Second, the court concluded that the toothbrush prior art cited by the PTO was in the same field of endeavor as the hair brush of the invention endeavor because “the structural similarities between toothbrushes and small brushes for hair would have led one of ordinary skill in the art working in the specific field of hairbrushes to consider all similar brushes including toothbrushes.” The court affirmed the Board’s reasoning that the toothbrush art could function as well for brushing facial hair, and reiterated the objective nature of the “field of endeavor” test, stating that it is necessary to use “common sense – in deciding in which fields a person of ordinary skill would reasonably be expected to look for a solution to the problem facing the inventor.” (emphasis in original). Common sense.

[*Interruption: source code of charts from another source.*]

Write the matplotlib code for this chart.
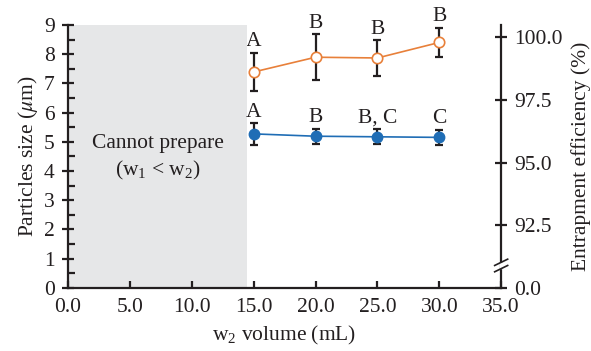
import numpy as np
import matplotlib
matplotlib.use("Agg")
import matplotlib.pyplot as plt
from matplotlib.ticker import MultipleLocator

plt.rcParams["font.family"] = ["Liberation Serif", "DejaVu Serif"]
plt.rcParams["mathtext.fontset"] = "stix"
plt.rcParams["mathtext.default"] = "regular"

# --- data
volume      = [15.0, 20.0, 25.0, 30.0]
size_mean   = [5.27, 5.19, 5.17, 5.15]
size_err    = [0.37, 0.26, 0.26, 0.26]
size_groups = ["A", "B", "B, C", "C"]
ee_mean     = [98.62, 99.21, 99.18, 99.80]
ee_err      = [0.77, 0.91, 0.71, 0.59]
ee_groups   = ["A", "B", "B", "B"]
no_prep     = (0.0, 14.5)

INK    = "#231F20"
BLUE   = "#1F6DB5"
ORANGE = "#E8803A"
SHADE  = "#E6E7E8"
FS     = 15.5

fig = plt.figure(figsize=(5.91, 3.51), dpi=100)
ax = fig.add_axes([0.115, 0.18, 0.733, 0.749])
ax2 = ax.twinx()
ax.set_zorder(ax2.get_zorder() + 1)
ax.patch.set_visible(False)

ax.axvspan(*no_prep, color=SHADE, lw=0, zorder=0)
ax.text(sum(no_prep) / 2, 4.95, "Cannot prepare", ha="center", va="center",
        fontsize=FS, color=INK)
ax.text(sum(no_prep) / 2, 4.0, "(w$_1$ < w$_2$)", ha="center", va="center",
        fontsize=FS, color=INK)

# particle size, left axis
ax.plot(volume, size_mean, color=BLUE, lw=1.2, zorder=3)
ax.errorbar(volume, size_mean, yerr=size_err, fmt="none", ecolor=INK,
            elinewidth=1.6, capsize=3, capthick=1.6, zorder=4)
ax.plot(volume, size_mean, "o", color=BLUE, ms=7.5, zorder=5)
for x, m, e, g in zip(volume, size_mean, size_err, size_groups):
    ax.annotate(g, (x, m + e), xytext=(0, 1), textcoords="offset points",
                ha="center", va="bottom", fontsize=FS, color=INK)

# entrapment efficiency, right axis
ax2.plot(volume, ee_mean, color=ORANGE, lw=1.2, zorder=3)
ax2.errorbar(volume, ee_mean, yerr=ee_err, fmt="none", ecolor=INK,
             elinewidth=1.6, capsize=3, capthick=1.6, zorder=4)
ax2.plot(volume, ee_mean, "o", mfc="white", mec=ORANGE, mew=1.2, ms=7.5,
         zorder=5)
for x, m, e, g in zip(volume, ee_mean, ee_err, ee_groups):
    ax2.annotate(g, (x, m + e), xytext=(0, 1), textcoords="offset points",
                 ha="center", va="bottom", fontsize=FS, color=INK,
                 annotation_clip=False)

ax.set_xlim(0, 35)
ax.set_ylim(0, 9)
ax2.set_ylim(90, 100.5)

ax.set_xticks(np.arange(0, 36, 5))
ax.set_xticklabels([f"{v:.1f}" for v in np.arange(0, 36, 5)])
ax.yaxis.set_major_locator(MultipleLocator(1))
ax.yaxis.set_minor_locator(MultipleLocator(0.5))
ax2.set_yticks([90, 92.5, 95, 97.5, 100])
ax2.set_yticklabels(["0.0", "92.5", "95.0", "97.5", "100.0"])

for a in (ax, ax2):
    a.spines["top"].set_visible(False)
    for s in a.spines.values():
        s.set_linewidth(1.6)
        s.set_color(INK)
ax.spines["right"].set_visible(False)
ax2.spines["left"].set_visible(False)
ax2.spines["bottom"].set_visible(False)

ax.tick_params(axis="x", direction="in", length=5, width=1.6, colors=INK,
               labelsize=FS, pad=7)
ax.tick_params(axis="y", which="major", direction="inout", length=9, width=1.6,
               colors=INK, labelsize=FS, pad=5)
ax.tick_params(axis="y", which="minor", direction="in", length=5, width=1.6,
               colors=INK)
ax2.tick_params(axis="y", direction="inout", length=9, width=1.6, colors=INK,
                labelsize=FS, pad=5)

ax.set_xlabel("w$_2$ volume (mL)", fontsize=FS, color=INK, labelpad=5)
ax.set_ylabel("Particles size ($\\mathit{\\mu}$m)", fontsize=FS, color=INK,
              labelpad=3)
ax2.set_ylabel("Entrapment efficiency (%)", fontsize=FS, color=INK, labelpad=6)

# axis break marks on the right spine
for dy in (-0.012, 0.012):
    ax.plot([0.985, 1.015], [0.085 + dy - 0.012, 0.085 + dy + 0.012],
            transform=ax.transAxes, color=INK, lw=1.2, clip_on=False, zorder=6)
ax.plot([1.0, 1.0], [0.08, 0.09], transform=ax.transAxes, color="white",
        lw=2.5, clip_on=False, zorder=5)

fig.savefig("out.png", dpi=100)
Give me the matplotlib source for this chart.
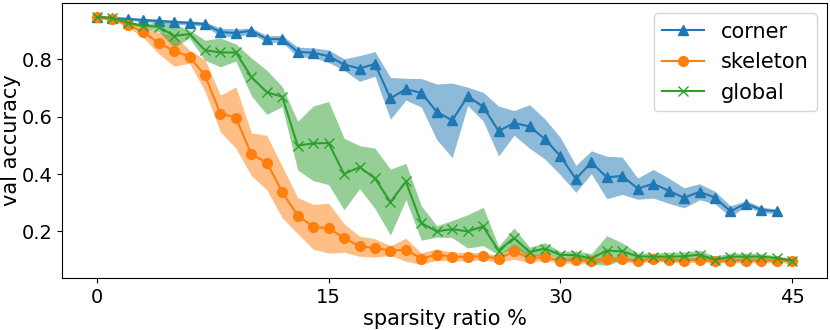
import matplotlib
matplotlib.use("Agg")
import matplotlib.pyplot as plt
import numpy as np

# sparsity ratio steps
sparsity = list(range(0, 46))

corner_mean = [0.948, 0.944, 0.941, 0.937, 0.934, 0.930, 0.927, 0.923, 0.895, 0.892,
               0.900, 0.871, 0.871, 0.826, 0.823, 0.811, 0.782, 0.768, 0.784, 0.664,
               0.696, 0.683, 0.617, 0.587, 0.671, 0.635, 0.550, 0.578, 0.566, 0.522,
               0.462, 0.383, 0.441, 0.388, 0.394, 0.349, 0.366, 0.342, 0.317, 0.338,
               0.318, 0.270, 0.297, 0.275, 0.270]
corner_std = [0.005, 0.005, 0.005, 0.006, 0.006, 0.007, 0.007, 0.008, 0.014, 0.014,
              0.010, 0.012, 0.012, 0.017, 0.017, 0.022, 0.020, 0.045, 0.043, 0.073,
              0.038, 0.050, 0.097, 0.130, 0.032, 0.050, 0.087, 0.043, 0.076, 0.070,
              0.065, 0.047, 0.040, 0.074, 0.065, 0.037, 0.050, 0.044, 0.035, 0.028,
              0.022, 0.019, 0.010, 0.010, 0.008]

skeleton_mean = [0.948, 0.940, 0.921, 0.896, 0.857, 0.830, 0.809, 0.744, 0.611, 0.597,
                 0.469, 0.440, 0.337, 0.255, 0.216, 0.211, 0.177, 0.148, 0.142, 0.133,
                 0.136, 0.105, 0.119, 0.112, 0.112, 0.113, 0.105, 0.130, 0.107, 0.110,
                 0.098, 0.100, 0.096, 0.105, 0.103, 0.096, 0.103, 0.100, 0.098, 0.101,
                 0.098, 0.098, 0.098, 0.098, 0.098, 0.098]
skeleton_std = [0.005, 0.005, 0.008, 0.020, 0.037, 0.054, 0.023, 0.055, 0.064, 0.107,
                0.075, 0.095, 0.090, 0.063, 0.078, 0.087, 0.050, 0.035, 0.032, 0.017,
                0.040, 0.020, 0.020, 0.015, 0.015, 0.012, 0.012, 0.028, 0.015, 0.010,
                0.010, 0.010, 0.008, 0.008, 0.008, 0.008, 0.008, 0.008, 0.008, 0.008,
                0.008, 0.008, 0.008, 0.008, 0.008, 0.008]

global_mean = [0.948, 0.944, 0.928, 0.917, 0.914, 0.882, 0.888, 0.832, 0.824, 0.824,
               0.739, 0.685, 0.670, 0.499, 0.507, 0.508, 0.400, 0.424, 0.385, 0.302,
               0.374, 0.229, 0.200, 0.208, 0.200, 0.217, 0.133, 0.177, 0.128, 0.140,
               0.118, 0.117, 0.105, 0.133, 0.130, 0.113, 0.112, 0.112, 0.113, 0.119,
               0.101, 0.112, 0.112, 0.112, 0.107, 0.098]
global_std = [0.004, 0.004, 0.005, 0.006, 0.017, 0.040, 0.014, 0.035, 0.050, 0.030,
              0.066, 0.077, 0.035, 0.085, 0.130, 0.145, 0.125, 0.075, 0.105, 0.115,
              0.063, 0.060, 0.020, 0.030, 0.058, 0.067, 0.015, 0.035, 0.017, 0.020,
              0.012, 0.015, 0.017, 0.052, 0.030, 0.012, 0.012, 0.015, 0.015, 0.015,
              0.012, 0.012, 0.012, 0.010, 0.008, 0.006]

fig = plt.figure(figsize=(8.3, 3.3), dpi=100)
ax = fig.add_axes([0.0747, 0.1576, 0.9217, 0.8334])

series = [
    ("corner", corner_mean, corner_std, "C0", "^"),
    ("skeleton", skeleton_mean, skeleton_std, "C1", "o"),
    ("global", global_mean, global_std, "C2", "x"),
]
for name, m, s, c, mk in series:
    x = np.array(sparsity[:len(m)])
    m = np.array(m)
    s = np.array(s)
    ax.plot(x, m, color=c, marker=mk, markersize=7, linewidth=1.5, label=name)
    ax.fill_between(x, m - s, m + s, color=c, alpha=0.5, linewidth=0)

ax.set_xticks([0, 15, 30, 45])
ax.set_yticks([0.2, 0.4, 0.6, 0.8])
ax.tick_params(labelsize=14)
ax.set_xlabel("sparsity ratio %", fontsize=15, labelpad=2)
ax.set_ylabel("val accuracy", fontsize=15)
ax.yaxis.set_label_coords(-0.053, 0.5)
ax.legend(loc="upper right", fontsize=15)

fig.savefig("out.png", dpi=100)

Dissenting, Judge Newman stated that the toothbrush art is not analogous to the hair brush art and that a hair brush has no more relation to a tooth brush “than does hair resemble teeth.” Pointing to the repeated disclosures of hair brushes in the specification and prosecution history, Judge Newman stated that the applicant was not importing limitations from the specification into the claims; rather, the scope of the claims was fully commensurate with the specification.
The case is illustrative of the panel members’ diverging views on rules and modes of claim interpretation, and foretells of the eventual difficulties in resolving some of those issues as the court wrestles with the pending en banc Phillips case.